[START]
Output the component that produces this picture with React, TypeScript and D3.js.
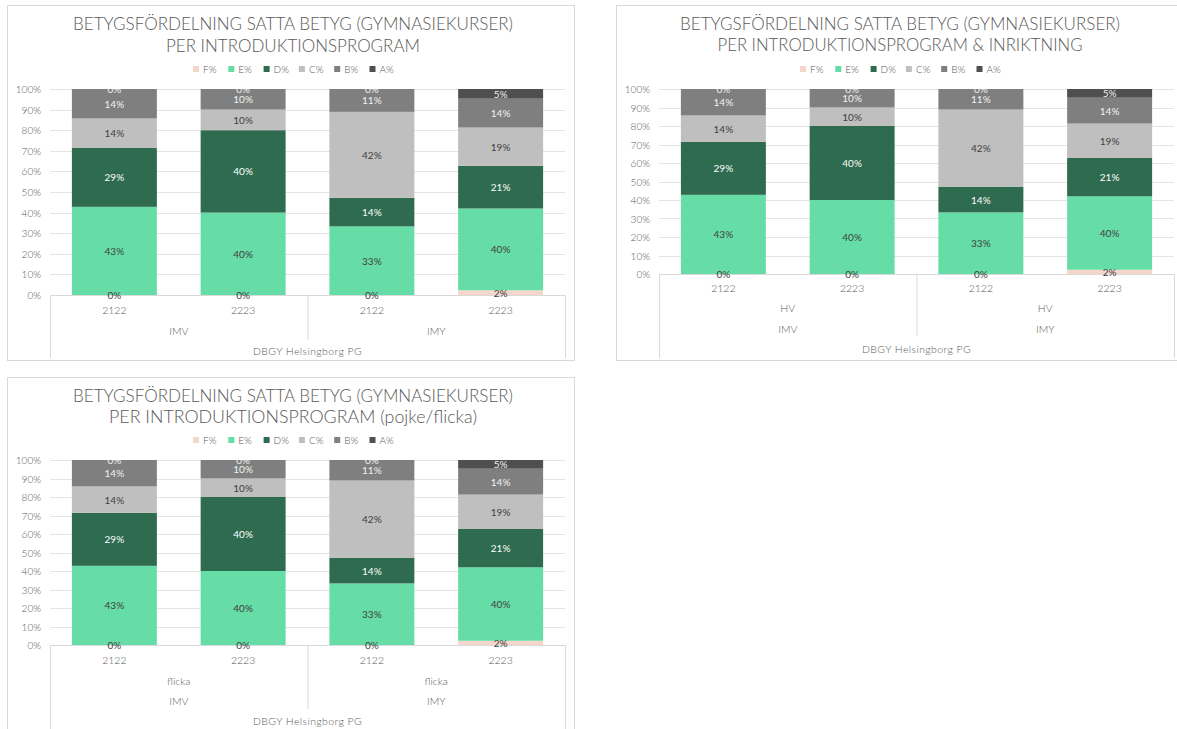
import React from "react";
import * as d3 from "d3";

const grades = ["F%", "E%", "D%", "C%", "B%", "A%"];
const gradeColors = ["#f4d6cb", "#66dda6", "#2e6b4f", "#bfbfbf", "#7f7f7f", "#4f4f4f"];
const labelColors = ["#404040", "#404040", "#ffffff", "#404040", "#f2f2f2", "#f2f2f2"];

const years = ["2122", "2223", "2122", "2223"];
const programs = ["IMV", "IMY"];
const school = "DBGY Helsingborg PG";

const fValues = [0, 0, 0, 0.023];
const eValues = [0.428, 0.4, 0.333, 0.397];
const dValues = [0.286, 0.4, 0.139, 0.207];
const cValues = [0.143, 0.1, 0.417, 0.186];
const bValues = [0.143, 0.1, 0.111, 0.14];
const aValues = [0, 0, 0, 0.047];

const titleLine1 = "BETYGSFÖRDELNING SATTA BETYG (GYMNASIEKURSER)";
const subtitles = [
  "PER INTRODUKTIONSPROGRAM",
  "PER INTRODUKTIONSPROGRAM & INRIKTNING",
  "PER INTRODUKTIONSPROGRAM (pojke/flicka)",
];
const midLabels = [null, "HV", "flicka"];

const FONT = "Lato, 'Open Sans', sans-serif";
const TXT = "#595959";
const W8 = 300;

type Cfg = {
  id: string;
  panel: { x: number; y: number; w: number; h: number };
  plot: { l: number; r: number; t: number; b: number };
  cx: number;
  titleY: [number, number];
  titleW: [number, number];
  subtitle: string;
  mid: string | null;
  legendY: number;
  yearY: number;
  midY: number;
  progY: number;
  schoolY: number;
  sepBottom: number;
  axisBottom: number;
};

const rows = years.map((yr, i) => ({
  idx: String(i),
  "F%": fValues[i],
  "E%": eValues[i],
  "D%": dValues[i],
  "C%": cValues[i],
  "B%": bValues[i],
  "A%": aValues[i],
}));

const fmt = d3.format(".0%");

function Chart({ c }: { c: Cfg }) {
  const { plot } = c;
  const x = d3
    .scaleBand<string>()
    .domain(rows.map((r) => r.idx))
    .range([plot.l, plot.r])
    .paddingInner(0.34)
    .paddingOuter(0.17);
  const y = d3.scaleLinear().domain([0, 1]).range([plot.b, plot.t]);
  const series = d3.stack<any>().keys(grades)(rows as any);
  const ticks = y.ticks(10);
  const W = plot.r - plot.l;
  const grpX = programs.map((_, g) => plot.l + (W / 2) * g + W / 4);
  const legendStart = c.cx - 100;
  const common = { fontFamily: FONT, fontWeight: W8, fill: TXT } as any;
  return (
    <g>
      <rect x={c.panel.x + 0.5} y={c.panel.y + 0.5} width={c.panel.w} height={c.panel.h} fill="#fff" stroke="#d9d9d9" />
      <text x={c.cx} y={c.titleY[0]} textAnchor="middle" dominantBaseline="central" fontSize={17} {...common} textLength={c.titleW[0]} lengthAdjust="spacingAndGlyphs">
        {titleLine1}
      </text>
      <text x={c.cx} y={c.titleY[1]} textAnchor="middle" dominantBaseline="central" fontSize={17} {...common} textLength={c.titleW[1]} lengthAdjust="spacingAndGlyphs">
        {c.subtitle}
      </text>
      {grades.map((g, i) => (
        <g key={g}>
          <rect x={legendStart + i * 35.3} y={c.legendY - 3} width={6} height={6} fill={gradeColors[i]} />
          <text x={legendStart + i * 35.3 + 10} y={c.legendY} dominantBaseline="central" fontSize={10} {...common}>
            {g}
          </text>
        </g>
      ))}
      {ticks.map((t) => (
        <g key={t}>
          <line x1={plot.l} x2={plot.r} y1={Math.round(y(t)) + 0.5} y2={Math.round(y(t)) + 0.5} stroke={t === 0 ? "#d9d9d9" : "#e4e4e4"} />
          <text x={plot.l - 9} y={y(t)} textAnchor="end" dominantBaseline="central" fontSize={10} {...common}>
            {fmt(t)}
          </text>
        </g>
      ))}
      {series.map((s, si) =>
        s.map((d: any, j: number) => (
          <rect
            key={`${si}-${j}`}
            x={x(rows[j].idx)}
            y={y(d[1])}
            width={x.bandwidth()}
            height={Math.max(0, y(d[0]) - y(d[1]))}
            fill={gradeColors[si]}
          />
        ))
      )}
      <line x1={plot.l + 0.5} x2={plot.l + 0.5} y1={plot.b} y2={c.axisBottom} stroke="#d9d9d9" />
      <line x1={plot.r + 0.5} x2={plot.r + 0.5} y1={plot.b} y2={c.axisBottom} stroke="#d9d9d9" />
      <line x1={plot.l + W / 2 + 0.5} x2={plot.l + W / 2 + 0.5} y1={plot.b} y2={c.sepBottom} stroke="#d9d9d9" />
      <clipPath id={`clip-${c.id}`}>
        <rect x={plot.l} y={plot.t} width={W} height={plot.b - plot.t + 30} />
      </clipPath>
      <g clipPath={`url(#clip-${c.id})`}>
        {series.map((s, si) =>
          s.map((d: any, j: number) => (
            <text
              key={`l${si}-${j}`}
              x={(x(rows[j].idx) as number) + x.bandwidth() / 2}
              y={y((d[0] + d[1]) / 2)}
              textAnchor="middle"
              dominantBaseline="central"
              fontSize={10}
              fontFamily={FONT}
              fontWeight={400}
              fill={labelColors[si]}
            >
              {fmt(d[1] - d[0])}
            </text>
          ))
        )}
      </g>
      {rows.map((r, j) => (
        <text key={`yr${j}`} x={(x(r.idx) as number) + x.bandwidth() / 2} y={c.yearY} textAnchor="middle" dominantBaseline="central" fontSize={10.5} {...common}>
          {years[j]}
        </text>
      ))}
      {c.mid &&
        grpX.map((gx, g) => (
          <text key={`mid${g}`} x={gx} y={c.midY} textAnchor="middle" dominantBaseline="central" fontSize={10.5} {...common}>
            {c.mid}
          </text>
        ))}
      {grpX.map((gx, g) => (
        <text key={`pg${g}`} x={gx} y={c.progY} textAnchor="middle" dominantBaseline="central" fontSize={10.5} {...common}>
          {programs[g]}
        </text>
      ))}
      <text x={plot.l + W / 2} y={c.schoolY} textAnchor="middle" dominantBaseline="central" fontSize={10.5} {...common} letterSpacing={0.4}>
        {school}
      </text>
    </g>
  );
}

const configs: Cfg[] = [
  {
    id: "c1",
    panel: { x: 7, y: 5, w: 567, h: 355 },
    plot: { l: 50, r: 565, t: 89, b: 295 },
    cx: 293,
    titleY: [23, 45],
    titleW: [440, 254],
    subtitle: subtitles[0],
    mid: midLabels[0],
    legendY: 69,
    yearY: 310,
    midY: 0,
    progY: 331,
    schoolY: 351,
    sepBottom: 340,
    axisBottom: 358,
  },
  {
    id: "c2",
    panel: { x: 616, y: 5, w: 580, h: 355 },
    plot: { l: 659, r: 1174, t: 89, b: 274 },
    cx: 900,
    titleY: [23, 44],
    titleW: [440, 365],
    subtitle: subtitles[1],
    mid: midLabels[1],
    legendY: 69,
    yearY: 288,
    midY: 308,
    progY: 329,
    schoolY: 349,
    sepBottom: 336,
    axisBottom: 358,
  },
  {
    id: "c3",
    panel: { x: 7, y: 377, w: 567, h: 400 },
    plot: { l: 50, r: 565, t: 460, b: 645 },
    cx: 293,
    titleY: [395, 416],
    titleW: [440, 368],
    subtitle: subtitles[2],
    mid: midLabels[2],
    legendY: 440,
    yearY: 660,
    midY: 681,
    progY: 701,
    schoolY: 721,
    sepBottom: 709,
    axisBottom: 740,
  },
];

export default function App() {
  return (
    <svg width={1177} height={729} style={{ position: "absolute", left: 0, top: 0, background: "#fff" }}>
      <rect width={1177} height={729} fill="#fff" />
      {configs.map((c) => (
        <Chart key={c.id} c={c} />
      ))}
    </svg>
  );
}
[END]
## REQUIREMENTS:
Transcribe the opening line of the listing above, please, and every line after it through the line with "import * as", word for word, without pictures.

## EXERCISE RESPONSE:
Output the component that produces this picture with React, TypeScript and D3.js.
import React from "react";
import * as d3 from "d3";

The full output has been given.